Depuis 1995, elles étaient place Galatasaray, à Istanbul, réclamant justice et vérité pour leurs proches disparus. Elles sont ce jeudi poursuivies comme des criminelles.
Ils sont 46 ce jeudi à se retrouver sur le banc des accusés d’un tribunal d’Istanbul. Le but ? Faire taire les récalcitrants et mettre en garde ceux qui n’acceptent pas la répression et voudraient relever la tête. Ce procès touche des femmes et des hommes, de tous âges. Leur crime ? Refuser l’oubli, refuser que leurs proches disparus dans des arrière-salles de la police ou de la gendarmerie n’aient jamais de sépultures et que les assassins ne soient pas inquiétés. (...)

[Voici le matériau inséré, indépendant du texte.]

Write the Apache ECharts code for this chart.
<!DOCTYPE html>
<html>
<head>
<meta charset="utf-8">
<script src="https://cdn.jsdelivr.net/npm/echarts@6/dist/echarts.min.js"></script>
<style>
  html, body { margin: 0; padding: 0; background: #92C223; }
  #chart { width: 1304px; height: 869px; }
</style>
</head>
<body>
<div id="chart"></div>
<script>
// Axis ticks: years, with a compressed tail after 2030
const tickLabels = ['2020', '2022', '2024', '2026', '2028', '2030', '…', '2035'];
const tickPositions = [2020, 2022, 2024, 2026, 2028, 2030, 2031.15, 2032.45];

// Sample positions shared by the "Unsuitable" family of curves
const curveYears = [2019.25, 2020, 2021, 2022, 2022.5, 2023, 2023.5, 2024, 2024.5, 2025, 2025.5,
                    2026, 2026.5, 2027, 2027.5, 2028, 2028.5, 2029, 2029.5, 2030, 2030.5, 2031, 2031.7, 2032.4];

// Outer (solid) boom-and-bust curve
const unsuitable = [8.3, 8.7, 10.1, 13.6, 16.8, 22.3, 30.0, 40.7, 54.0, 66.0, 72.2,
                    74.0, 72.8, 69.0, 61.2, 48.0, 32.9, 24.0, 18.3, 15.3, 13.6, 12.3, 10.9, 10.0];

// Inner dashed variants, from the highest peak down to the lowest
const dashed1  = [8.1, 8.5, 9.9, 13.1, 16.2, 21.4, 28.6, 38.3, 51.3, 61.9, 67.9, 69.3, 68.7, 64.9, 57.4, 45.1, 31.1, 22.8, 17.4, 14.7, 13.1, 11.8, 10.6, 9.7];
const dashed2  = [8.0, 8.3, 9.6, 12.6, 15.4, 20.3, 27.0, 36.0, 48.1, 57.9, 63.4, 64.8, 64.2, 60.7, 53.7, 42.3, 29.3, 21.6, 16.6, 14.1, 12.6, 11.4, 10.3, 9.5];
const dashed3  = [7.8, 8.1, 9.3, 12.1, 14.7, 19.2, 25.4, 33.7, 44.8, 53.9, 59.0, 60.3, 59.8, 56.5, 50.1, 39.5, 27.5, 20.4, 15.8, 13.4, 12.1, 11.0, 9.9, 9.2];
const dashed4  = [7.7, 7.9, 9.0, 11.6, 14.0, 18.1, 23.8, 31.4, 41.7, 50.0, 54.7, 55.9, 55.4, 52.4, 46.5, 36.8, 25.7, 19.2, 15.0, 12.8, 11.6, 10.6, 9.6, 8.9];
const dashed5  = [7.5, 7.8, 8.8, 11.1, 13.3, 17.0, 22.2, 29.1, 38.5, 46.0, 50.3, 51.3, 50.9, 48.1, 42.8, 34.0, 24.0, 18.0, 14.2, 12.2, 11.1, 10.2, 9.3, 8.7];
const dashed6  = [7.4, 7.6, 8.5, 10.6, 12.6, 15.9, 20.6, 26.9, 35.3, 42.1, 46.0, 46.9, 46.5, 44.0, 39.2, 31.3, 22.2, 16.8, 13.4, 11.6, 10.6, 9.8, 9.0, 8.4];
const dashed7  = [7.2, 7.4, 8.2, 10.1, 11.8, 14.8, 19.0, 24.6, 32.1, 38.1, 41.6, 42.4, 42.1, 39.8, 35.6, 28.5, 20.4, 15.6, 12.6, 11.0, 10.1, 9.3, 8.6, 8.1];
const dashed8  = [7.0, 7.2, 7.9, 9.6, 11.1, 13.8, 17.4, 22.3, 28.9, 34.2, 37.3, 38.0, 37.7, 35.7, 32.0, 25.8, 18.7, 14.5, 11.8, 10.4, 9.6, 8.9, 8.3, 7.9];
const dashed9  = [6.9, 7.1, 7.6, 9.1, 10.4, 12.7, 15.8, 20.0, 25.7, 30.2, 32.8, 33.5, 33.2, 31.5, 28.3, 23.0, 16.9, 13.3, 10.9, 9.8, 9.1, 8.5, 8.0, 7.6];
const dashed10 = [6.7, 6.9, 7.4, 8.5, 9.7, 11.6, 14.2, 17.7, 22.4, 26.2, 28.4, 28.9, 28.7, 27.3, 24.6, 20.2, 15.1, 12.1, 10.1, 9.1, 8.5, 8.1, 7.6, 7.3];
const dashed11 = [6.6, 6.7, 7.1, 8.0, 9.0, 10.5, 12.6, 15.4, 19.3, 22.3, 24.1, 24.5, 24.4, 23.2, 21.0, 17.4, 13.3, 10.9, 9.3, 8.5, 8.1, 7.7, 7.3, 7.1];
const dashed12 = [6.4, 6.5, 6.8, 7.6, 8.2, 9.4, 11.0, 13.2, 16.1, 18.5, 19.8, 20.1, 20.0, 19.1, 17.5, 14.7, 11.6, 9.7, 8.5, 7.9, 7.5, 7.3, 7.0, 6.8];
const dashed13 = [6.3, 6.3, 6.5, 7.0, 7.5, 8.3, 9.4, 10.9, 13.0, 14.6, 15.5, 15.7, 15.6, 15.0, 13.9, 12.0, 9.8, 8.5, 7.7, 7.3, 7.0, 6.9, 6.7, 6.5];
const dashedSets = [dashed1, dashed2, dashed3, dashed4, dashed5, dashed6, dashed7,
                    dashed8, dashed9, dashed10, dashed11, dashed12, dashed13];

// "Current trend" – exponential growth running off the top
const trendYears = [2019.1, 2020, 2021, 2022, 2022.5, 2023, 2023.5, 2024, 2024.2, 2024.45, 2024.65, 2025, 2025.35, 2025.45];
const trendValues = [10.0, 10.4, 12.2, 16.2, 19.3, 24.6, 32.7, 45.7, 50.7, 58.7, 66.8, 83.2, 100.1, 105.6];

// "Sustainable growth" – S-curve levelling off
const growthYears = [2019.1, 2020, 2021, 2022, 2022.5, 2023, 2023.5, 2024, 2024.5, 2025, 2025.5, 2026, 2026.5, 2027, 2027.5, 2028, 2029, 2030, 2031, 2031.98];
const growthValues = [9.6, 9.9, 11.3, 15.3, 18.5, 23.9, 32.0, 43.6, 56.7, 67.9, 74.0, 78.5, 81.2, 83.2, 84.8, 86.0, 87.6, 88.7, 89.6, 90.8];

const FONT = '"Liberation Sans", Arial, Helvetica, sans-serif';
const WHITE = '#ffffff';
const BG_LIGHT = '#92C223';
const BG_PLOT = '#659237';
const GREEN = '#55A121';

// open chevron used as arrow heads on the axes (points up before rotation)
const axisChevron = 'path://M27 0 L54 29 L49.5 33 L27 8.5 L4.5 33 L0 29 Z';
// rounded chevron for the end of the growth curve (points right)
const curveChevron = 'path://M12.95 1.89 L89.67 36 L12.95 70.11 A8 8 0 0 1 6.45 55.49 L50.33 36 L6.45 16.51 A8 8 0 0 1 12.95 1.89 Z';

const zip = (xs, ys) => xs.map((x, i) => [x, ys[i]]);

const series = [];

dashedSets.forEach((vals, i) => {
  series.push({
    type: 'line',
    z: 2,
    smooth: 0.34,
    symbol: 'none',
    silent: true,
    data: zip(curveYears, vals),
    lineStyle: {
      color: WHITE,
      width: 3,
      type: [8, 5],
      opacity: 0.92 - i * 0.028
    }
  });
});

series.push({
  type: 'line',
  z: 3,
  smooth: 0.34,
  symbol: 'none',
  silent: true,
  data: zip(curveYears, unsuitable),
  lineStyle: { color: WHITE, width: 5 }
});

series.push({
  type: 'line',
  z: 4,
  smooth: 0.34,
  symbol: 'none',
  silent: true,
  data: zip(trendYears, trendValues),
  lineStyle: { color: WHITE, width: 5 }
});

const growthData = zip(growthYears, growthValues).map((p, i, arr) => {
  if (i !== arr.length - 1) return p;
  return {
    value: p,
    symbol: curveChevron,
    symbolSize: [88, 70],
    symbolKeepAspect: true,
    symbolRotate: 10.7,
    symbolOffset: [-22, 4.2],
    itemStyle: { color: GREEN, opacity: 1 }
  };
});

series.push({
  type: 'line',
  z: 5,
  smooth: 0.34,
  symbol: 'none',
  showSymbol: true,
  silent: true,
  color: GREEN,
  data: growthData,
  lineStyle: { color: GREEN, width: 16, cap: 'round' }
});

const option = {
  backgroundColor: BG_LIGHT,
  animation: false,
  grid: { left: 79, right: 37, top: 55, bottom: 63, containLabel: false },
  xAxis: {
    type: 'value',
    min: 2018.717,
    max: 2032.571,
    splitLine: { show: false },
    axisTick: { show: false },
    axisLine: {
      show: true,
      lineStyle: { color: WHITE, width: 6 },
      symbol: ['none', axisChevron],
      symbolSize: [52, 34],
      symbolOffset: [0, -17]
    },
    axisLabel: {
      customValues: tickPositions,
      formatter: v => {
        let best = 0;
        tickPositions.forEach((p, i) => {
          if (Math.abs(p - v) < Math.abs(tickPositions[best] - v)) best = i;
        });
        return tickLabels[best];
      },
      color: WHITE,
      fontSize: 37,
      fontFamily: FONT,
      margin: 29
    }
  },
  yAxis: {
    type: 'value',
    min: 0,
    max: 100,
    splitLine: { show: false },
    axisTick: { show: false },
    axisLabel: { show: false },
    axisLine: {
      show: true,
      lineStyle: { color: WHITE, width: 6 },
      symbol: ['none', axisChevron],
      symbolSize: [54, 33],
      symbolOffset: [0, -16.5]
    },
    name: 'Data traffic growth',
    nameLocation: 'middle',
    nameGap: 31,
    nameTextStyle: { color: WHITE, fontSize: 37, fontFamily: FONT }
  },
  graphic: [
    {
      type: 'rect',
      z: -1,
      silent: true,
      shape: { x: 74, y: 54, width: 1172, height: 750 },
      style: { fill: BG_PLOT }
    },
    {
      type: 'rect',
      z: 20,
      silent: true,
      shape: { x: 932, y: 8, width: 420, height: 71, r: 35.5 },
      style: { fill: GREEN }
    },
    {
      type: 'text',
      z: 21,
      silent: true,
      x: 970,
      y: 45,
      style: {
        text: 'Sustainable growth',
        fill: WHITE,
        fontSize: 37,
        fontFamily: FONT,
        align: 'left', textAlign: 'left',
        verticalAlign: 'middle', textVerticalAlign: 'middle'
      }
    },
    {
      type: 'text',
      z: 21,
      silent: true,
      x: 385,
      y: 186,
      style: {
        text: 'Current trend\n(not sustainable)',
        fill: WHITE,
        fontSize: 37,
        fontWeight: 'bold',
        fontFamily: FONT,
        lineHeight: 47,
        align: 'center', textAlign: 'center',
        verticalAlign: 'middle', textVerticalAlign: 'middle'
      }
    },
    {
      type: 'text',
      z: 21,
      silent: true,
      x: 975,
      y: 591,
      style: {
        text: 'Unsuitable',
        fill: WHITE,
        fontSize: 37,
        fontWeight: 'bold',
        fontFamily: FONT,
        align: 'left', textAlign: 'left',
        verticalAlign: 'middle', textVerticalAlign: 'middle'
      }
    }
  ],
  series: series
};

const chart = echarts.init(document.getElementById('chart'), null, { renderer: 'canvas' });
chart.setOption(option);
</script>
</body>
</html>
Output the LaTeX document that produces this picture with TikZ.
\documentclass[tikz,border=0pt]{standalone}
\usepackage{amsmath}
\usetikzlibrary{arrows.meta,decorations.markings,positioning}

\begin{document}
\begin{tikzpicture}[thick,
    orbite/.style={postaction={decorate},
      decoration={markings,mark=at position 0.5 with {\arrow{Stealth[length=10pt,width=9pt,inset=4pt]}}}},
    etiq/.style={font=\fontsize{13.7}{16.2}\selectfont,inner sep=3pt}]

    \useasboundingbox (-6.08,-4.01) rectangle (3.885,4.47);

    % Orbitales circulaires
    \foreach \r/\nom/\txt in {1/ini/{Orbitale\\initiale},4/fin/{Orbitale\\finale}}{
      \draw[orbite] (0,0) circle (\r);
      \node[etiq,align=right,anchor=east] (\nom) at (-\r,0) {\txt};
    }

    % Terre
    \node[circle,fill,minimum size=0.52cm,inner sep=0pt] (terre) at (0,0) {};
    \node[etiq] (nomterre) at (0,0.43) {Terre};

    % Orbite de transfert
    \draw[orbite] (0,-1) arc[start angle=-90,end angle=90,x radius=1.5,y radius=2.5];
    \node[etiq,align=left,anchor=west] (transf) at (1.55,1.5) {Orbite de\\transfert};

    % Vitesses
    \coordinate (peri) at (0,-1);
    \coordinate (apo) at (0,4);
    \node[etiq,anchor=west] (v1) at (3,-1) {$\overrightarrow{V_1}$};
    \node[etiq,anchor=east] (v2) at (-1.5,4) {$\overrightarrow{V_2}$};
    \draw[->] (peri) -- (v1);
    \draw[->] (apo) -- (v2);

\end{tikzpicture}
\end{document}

C’était un 27 mai 1995. Ce jour-là, celles que l’on va rapidement appeler les « Mères du samedi » – ce qui n’est pas sans rappeler ces « Mères de la place de Mai » en Argentine dans les années 1970 – décident d’appeler à un sit-in devant le lycée de Galatasaray, sur l’avenue très fréquentée Istiklal à Istanbul. Leur but : exiger des autorités qu’elles fassent la lumière sur le sort de leurs enfants dont elles n’ont plus de traces depuis leur arrestation par les forces de sécurité turques. Dans les années 1990, les « disparitions », tout comme les exécutions extrajudiciaires, étaient nombreuses, particulièrement dans les régions kurdes de la Turquie. Cette politique avait commencé lors du coup d’État militaire de septembre 1980, mais, par la suite, elle est devenue quasiment politique d’État.
Les assassins ne seront peut-être jamais jugés
Depuis ce 27 mai, il y a presque vingt-six ans maintenant, elles n’ont eu de cesse de se rassembler chaque samedi. Une poignée au départ, elles se sont rapidement retrouvées des centaines. Des familles entières sont venues. Et des associations de défense des droits de l’homme. Et des partis politiques de gauche. Et des syndicats. Ils se retrouvent devant le siège de l’Association des droits de l’homme (IHD) d’Istanbul, malgré le déploiement de la police et de la gendarmerie. Ces dernières pourchassaient les manifestants, frappant ces vieilles dames sans retenue, un peu comme à l’entraînement.
Chaque rassemblement était marqué par le récit de la vie d’une victime pour lui rendre hommage et demander justice. (...)
Une audience qui s’ouvre dans l’indifférence des pays européens
Si Emine n’est pas inculpée, à cause sans doute de sa popularité – elle apparaît sur de nombreuses photos, à différentes époques, où on voit la police la molester –, plusieurs membres de sa famille le sont. Comme ses enfants Ali et Maside, le frère et la sœur de Hasan Ocak. Ils seront, entre autres, aux côtés de Faruk Eren, frère du journaliste Hayrettin Eren, dont on ne sait ce qu’il est devenu. « Ils veulent nous empêcher l’accès à Galatasaray par la peur et les pressions, mais nous n’abandonnerons jamais » (...)
Le procès qui s’ouvre est, à n’en pas douter, le moyen ultime pour que disparaisse ce cri maternel et politique. Sont criminalisés ceux qui réclament la vérité et la justice. Qu’il s’ouvre dans l’indifférence des pays européens ne doit pas étonner. Le 23 mars, une association kurde a été perquisitionnée à Marseille et plusieurs militants, en France, ont été placés en garde à vue. Pour le plus grand contentement d’Erdogan.